Hybir is also more expensive than competitors such as Mozy and Carbonite. It charges $5 per month for 100 GB, $10 a month for 300 GB and $15 a month for 600 GB of data. Mozy, by contrast, charges $5 a month for MozyHome for unlimited capacity. Carbonite charges $54.95 for a one-year subscription and $130 for a three-year subscription.
Hybir plans to move upmarket eventually, potentially with an on-premise appliance that would let larger companies manage backup for their own network of remote workstations.
Preston said consumers may not go for the pricing premium in exchange for new features. "I think they may lose more customers with the tiered pricing than they gain in revenue," he said.

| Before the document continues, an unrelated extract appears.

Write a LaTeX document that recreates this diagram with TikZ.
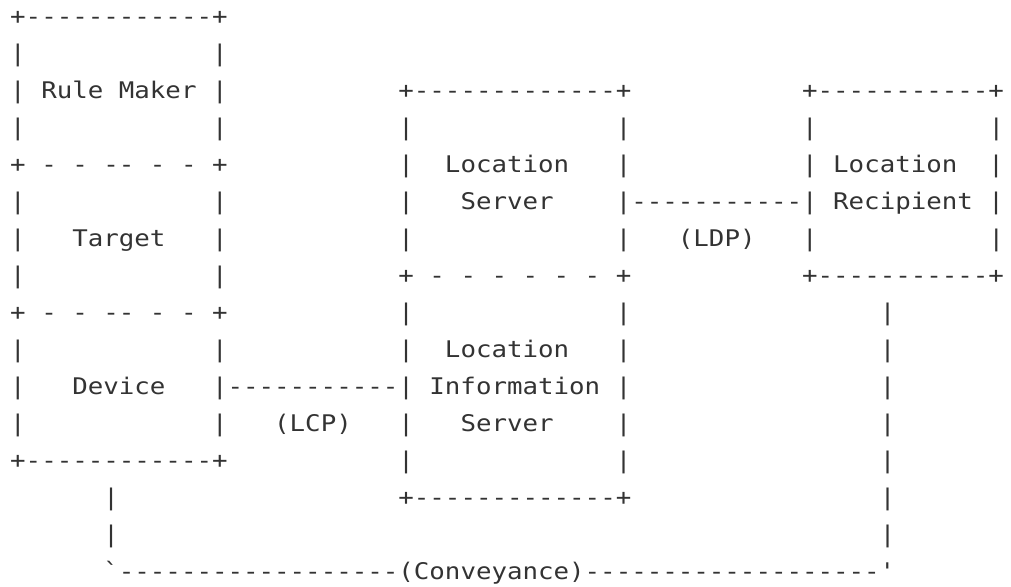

One early adopter said he feels the price is worthwhile, however. "I'm paying a total of $180 total per year for three machines, and I think it's a reasonable price for what it does," said Rob Buergesser of Denver, Colo., who first heard of Hybir through local technology education groups and participated in the beta beginning six months ago.
Buergesser said he's tried Carbonite but found performance slow over his home Internet connection. His first backup of his largest PC with Hybir took eight to nine hours, but his nightly incremental backups take about 15 minutes. "I send less than 2% of the data on my machine during incrementals," he said. "I've had it run at the same time as a virus scan without performance degradation."